Transitioning to analytics-led personalization requires organizational redesign, not just new tools.
Analytics must shift from a reporting function to an operational one. Analysts and data scientists need to be embedded within campaign teams and involved in planning, not confined to post-campaign analysis. Decision logic must be defined upstream, with analytics shaping signal hierarchies, eligibility rules, and optimization parameters.
Feedback loops must be designed with appropriate latency. Some decisions require real-time adjustment, while others require aggregation over longer periods. Analytics must ensure insights reach decision points at the speed required to influence outcomes.
Cross-functional data literacy is also essential. Creative teams must understand how signals govern selection. Analytics teams must understand creative constraints. Leadership must understand how optimization metrics translate into business value. Effective personalization depends on shared fluency, not isolated expertise.

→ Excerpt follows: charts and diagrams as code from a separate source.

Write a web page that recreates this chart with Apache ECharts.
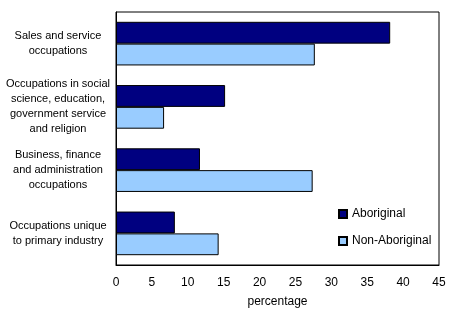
<!DOCTYPE html>
<html>
<head>
<meta charset="utf-8">
<style>
  html, body { margin: 0; padding: 0; background: #fff; }
  #chart { width: 452px; height: 313px; }
</style>
<script src="https://cdn.jsdelivr.net/npm/echarts@6/dist/echarts.min.js"></script>
</head>
<body>
<div id="chart"></div>
<script>
  // occupation groups, top to bottom
  var categories = [
    'Sales and service\noccupations',
    'Occupations in social\nscience, education,\ngovernment service\nand religion',
    'Business, finance\nand administration\noccupations',
    'Occupations unique\nto primary industry'
  ]
  var aboriginal = [38.2, 15.2, 11.7, 8.2]
  var nonAboriginal = [27.7, 6.7, 27.4, 14.3]
  var xTicks = { min: 0, max: 45, interval: 5 }

  var font = 'Liberation Sans, Arial, sans-serif'
  var chart = echarts.init(document.getElementById('chart'), null, { renderer: 'canvas' })

  chart.setOption({
    animation: false,
    textStyle: { fontFamily: font, color: '#000' },
    grid: {
      left: 116,
      right: 13,
      top: 12,
      bottom: 48,
      show: true,
      borderColor: '#000',
      borderWidth: 1,
      backgroundColor: '#fff'
    },
    legend: {
      orient: 'vertical',
      left: 338,
      top: 208,
      padding: 0,
      itemWidth: 8,
      itemHeight: 8,
      itemGap: 15,
      icon: 'rect',
      textStyle: { fontFamily: font, fontSize: 12, color: '#000' },
      data: ['Aboriginal', 'Non-Aboriginal']
    },
    xAxis: {
      type: 'value',
      min: xTicks.min,
      max: xTicks.max,
      interval: xTicks.interval,
      name: 'percentage',
      nameLocation: 'middle',
      nameGap: 31,
      nameTextStyle: { fontFamily: font, fontSize: 12, color: '#000' },
      axisLine: { show: true, lineStyle: { color: '#000' } },
      axisTick: { show: false },
      splitLine: { show: false },
      axisLabel: { fontFamily: font, fontSize: 12, color: '#000', margin: 12 }
    },
    yAxis: {
      type: 'category',
      inverse: true,
      data: categories,
      axisLine: { show: true, lineStyle: { color: '#000' } },
      axisTick: { show: false },
      axisLabel: {
        fontFamily: font,
        fontSize: 11,
        color: '#000',
        lineHeight: 15,
        align: 'center',
        margin: 58
      }
    },
    series: [
      {
        name: 'Aboriginal',
        type: 'bar',
        data: aboriginal,
        barGap: '0%',
        barCategoryGap: '31%',
        itemStyle: { color: '#000080', borderColor: '#000', borderWidth: 1 }
      },
      {
        name: 'Non-Aboriginal',
        type: 'bar',
        data: nonAboriginal,
        barGap: '0%',
        barCategoryGap: '31%',
        itemStyle: { color: '#99ccff', borderColor: '#000', borderWidth: 1 }
      }
    ]
  })
</script>
</body>
</html>
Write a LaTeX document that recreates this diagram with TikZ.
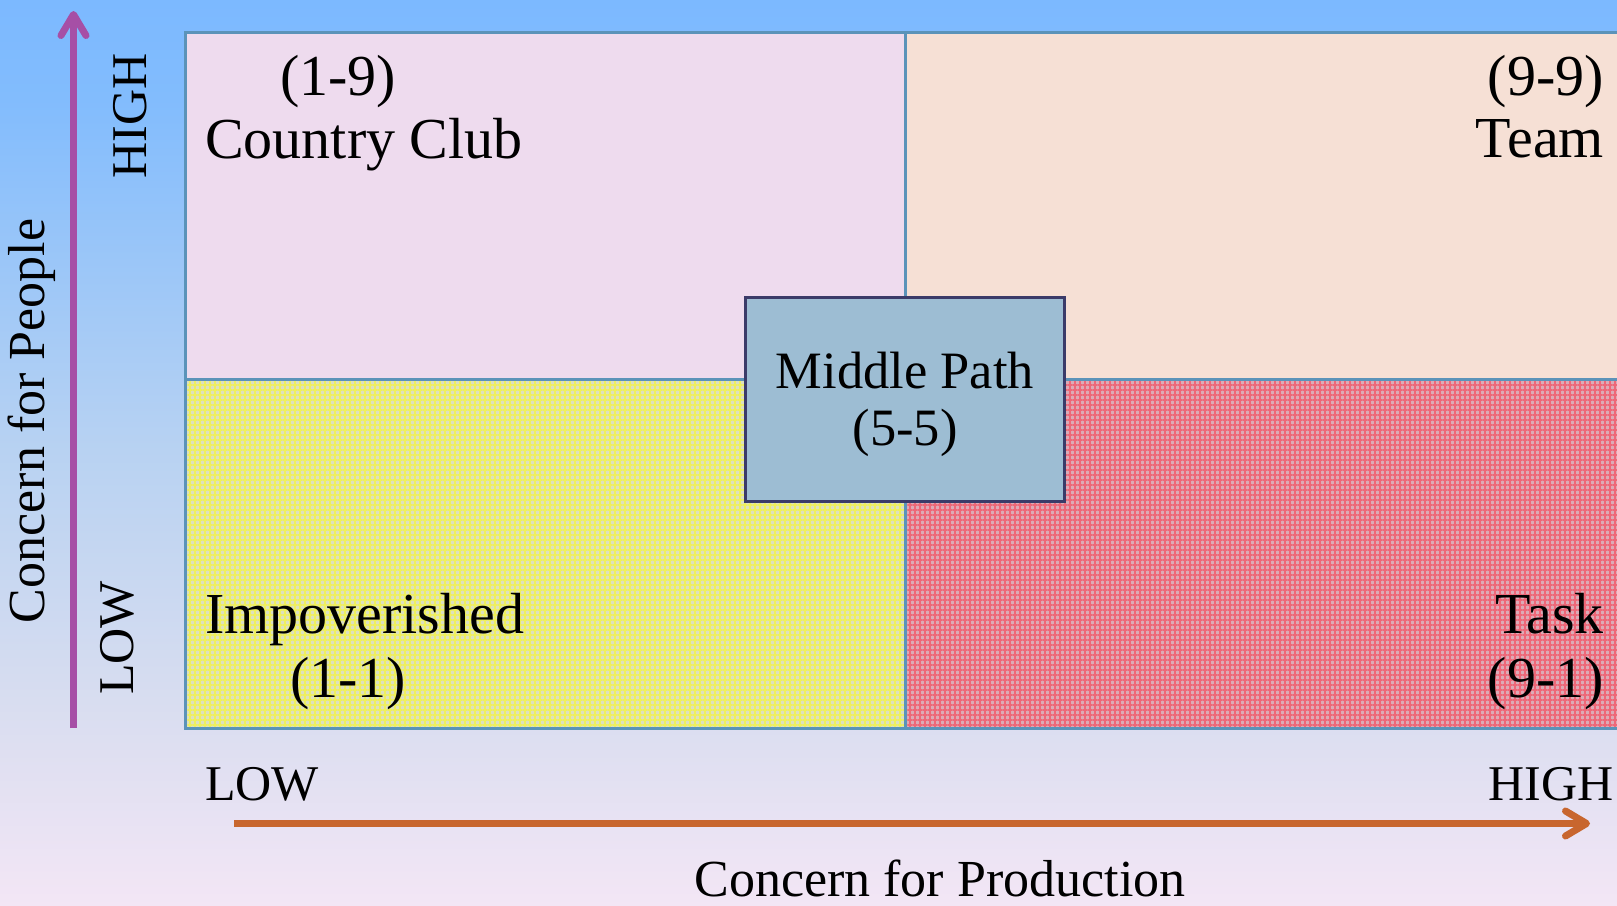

Personalization is moving toward automation of decision logic, not just execution. Emerging systems increasingly infer patterns, adjust strategies, and recalibrate objectives without explicit human rules. As this occurs, human roles will shift toward defining constraints, monitoring system behavior, and intervening when outcomes deviate from intent.
Signal architecture will become a durable competitive advantage. Organizations that excel at interpreting, integrating, and operationalizing signals will outperform those focused primarily on creative scale. Privacy constraints will further elevate the importance of first-party data and contextual relevance, reducing reliance on persistent identifiers.
Over time, effective personalization will become less visible. Messages will feel appropriate rather than targeted, arriving when useful and receding when not. This invisibility reflects maturation, not retreat.
Data-driven ad personalization is often framed as a creative or technological problem. This framing leads organizations to invest in variants, automation, and data collection without corresponding investment in analytical architecture.
The evidence supports a different conclusion. Personalization effectiveness is primarily a function of decision quality. Decision quality depends on signal interpretation. Signal interpretation depends on analytics embedded in the decisioning layer.
Organizations that treat personalization as an analytics-led decision system will achieve more durable relevance, better resource efficiency, and greater resilience as advertising environments continue to evolve. Personalization is not about producing more messages. It is about making better decisions about which message to deliver, when, and in what context.